• **WHAT THE TASK REQUIRES**:
Where a line contains the string "this", copy that line.
— BEGIN DATA LISTING —
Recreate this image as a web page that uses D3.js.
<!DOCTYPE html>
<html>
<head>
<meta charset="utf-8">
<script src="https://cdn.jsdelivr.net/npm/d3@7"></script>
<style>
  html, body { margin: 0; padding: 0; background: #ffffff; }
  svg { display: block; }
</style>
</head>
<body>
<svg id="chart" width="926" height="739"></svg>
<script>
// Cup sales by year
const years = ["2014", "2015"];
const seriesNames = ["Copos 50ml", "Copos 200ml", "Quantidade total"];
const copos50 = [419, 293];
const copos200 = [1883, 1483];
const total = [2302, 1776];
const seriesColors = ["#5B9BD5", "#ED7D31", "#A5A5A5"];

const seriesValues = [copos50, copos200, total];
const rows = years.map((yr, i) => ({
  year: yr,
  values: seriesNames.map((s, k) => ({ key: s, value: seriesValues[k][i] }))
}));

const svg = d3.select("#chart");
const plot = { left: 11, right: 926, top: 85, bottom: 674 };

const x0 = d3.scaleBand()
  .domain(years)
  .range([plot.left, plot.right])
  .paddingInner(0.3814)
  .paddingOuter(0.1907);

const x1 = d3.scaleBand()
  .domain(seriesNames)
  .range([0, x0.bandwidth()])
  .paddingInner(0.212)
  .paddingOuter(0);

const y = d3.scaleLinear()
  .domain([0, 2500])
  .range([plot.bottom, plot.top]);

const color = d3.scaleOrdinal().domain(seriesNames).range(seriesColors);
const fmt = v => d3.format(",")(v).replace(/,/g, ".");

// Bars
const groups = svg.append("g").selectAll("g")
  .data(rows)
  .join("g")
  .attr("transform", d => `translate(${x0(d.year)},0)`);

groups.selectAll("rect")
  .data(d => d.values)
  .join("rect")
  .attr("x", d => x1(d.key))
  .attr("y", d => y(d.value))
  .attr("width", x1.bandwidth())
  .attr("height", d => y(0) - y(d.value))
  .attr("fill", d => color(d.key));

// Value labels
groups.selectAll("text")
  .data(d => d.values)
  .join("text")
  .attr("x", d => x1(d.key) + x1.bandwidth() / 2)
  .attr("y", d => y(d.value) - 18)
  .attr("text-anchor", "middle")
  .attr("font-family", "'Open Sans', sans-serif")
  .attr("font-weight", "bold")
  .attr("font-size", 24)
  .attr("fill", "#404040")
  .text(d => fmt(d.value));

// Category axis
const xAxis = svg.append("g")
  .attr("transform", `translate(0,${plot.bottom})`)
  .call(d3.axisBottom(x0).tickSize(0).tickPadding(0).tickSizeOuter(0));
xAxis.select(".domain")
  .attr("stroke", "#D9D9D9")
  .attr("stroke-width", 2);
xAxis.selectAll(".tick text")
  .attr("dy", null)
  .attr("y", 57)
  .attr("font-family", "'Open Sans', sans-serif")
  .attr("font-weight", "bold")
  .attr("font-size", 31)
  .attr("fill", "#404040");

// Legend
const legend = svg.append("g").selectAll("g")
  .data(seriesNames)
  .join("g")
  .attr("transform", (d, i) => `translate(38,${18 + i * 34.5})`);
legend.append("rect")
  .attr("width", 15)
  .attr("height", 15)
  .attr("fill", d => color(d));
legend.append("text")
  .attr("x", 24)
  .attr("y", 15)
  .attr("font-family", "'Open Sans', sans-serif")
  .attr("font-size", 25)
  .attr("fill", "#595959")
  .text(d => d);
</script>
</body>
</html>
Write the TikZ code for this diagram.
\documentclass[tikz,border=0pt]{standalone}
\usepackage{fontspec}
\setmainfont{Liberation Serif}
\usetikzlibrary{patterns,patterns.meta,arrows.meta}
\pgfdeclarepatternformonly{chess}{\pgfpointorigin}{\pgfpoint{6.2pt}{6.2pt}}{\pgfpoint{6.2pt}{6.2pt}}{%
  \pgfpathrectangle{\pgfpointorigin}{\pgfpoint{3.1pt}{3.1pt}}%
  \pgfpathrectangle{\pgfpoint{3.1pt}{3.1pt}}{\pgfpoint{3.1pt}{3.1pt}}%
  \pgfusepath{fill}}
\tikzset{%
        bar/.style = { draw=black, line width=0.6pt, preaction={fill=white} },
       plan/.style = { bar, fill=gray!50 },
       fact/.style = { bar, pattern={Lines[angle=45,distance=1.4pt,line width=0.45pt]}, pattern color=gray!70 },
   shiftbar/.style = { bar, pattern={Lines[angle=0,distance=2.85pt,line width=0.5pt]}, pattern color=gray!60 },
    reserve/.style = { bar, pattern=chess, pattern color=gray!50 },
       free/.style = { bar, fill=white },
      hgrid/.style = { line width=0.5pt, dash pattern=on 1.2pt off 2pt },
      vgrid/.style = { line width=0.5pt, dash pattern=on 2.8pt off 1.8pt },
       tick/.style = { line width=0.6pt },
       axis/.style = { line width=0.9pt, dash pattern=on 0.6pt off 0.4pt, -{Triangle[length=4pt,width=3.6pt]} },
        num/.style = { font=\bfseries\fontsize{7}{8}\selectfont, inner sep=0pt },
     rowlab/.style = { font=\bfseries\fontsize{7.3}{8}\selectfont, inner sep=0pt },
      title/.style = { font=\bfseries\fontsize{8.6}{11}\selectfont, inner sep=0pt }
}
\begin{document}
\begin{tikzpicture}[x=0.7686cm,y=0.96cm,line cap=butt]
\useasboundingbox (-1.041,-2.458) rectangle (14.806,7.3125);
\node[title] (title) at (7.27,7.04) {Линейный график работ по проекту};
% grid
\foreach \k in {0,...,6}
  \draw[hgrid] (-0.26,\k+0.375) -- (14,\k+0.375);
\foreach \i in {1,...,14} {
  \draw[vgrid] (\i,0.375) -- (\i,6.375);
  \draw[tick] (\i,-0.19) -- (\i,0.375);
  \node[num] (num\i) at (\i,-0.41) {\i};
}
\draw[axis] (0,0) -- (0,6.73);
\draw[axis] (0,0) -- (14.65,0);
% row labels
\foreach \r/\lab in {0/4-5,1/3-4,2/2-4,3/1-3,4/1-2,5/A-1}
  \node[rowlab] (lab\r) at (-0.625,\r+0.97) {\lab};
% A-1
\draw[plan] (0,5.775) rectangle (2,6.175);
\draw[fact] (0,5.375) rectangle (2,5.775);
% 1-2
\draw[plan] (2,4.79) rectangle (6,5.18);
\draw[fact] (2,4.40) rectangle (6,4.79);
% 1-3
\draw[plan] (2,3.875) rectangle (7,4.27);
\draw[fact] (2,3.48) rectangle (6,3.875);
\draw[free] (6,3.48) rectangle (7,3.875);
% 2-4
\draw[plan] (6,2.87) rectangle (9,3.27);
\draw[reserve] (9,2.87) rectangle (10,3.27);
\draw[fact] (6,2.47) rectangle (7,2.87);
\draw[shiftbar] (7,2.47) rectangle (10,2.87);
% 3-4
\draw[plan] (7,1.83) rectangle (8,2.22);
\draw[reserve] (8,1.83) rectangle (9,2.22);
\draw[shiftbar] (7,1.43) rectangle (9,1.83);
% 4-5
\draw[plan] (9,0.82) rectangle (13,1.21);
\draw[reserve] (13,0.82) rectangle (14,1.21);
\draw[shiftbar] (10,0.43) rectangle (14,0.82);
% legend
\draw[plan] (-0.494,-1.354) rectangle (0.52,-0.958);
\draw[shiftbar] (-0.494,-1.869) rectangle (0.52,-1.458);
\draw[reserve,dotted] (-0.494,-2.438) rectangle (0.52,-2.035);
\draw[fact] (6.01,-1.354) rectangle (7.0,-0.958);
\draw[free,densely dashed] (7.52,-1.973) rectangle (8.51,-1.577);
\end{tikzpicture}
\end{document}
— END DATA LISTING —
• **CORRECT OUTPUT**:
Recreate this image as a web page that uses D3.js.
Write the TikZ code for this diagram.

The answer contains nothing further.